What would your dream project look like?
We just kicked off our new recording studio with a collaboration between MGMT, Ariel Pink, and Connan Mockasin. We’re rolling out Maderas Radio in the New Year. We just did a permanent art installation of 15 Stalagmites around our gardens with Tofer Chin. We’re building a new 35 person yoga studio and performance space. We’re planning out Maderas Music Fest, designing 16 new units and 2 Villas. We’re 80% booked for 2015. I surf 4-5 times a week at sunset. I have a girlfriend I love, a business partner that I trust with my life and I’m surrounded by friends, babes, interesting characters, and a team of people more talented than me. I can’t imagine a project that could be more of a dream than this is right now.

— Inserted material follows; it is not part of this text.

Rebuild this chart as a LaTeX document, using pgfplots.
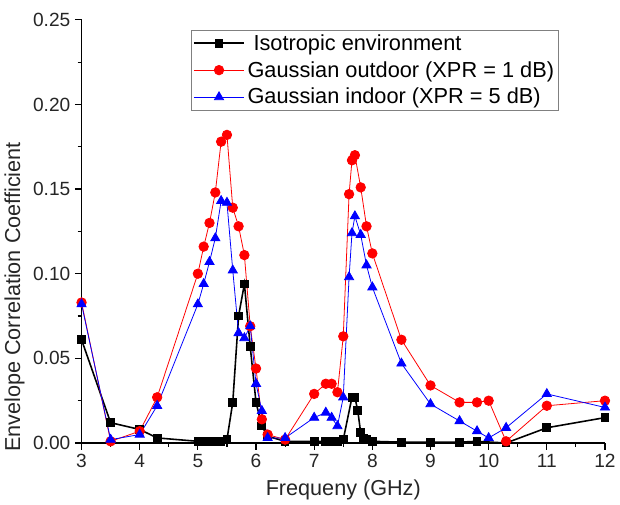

What’s the biggest change you have seen in the industry in the last five to ten years?
There’s been an increase in demand for a hotel to have a personality; to feel like a place where you can put your feet up and have a real conversation with someone you care about listening to. Members of Gen Y grew up backpacking and now want nicer accommodations, great amenities, and quality, healthy food but refuse to give up that comfortable atmosphere where making new relationships with interesting people is easy. This has created more demand for curation of clientele than ever before; it’s no longer just about providing a clean room and a warm meal, it’s about facilitating a meaningful conversation between like-minded people.
Who do you admire in the world of hospitality? Who’s pushing the boundaries?
Virgin does service and hospitality better than anyone. Hands down.
What’s the next big thing/idea in hospitality?
The ability to provide a more seamless & individually tailored experience for people through deeper integration of technology into every interaction a client has with the systems of a hotel.
Career anecdote you’d like to share?
Up until I took over a room last year, I slept on hammocks and couches around the property 37 different nights because I’d always rather be uncomfortable than turn a client away. It makes it feel more real that way, like you’re earning it. And sets a great tone for the culture.
Do you have a favorite hotel in the world?
The Urban Cowboy B&B in Brooklyn. There’s always at least 2-3 friends I already know, babes, or interesting characters sitting on the couch or on the kitchen island sipping on wine and waiting to share some conversations with me.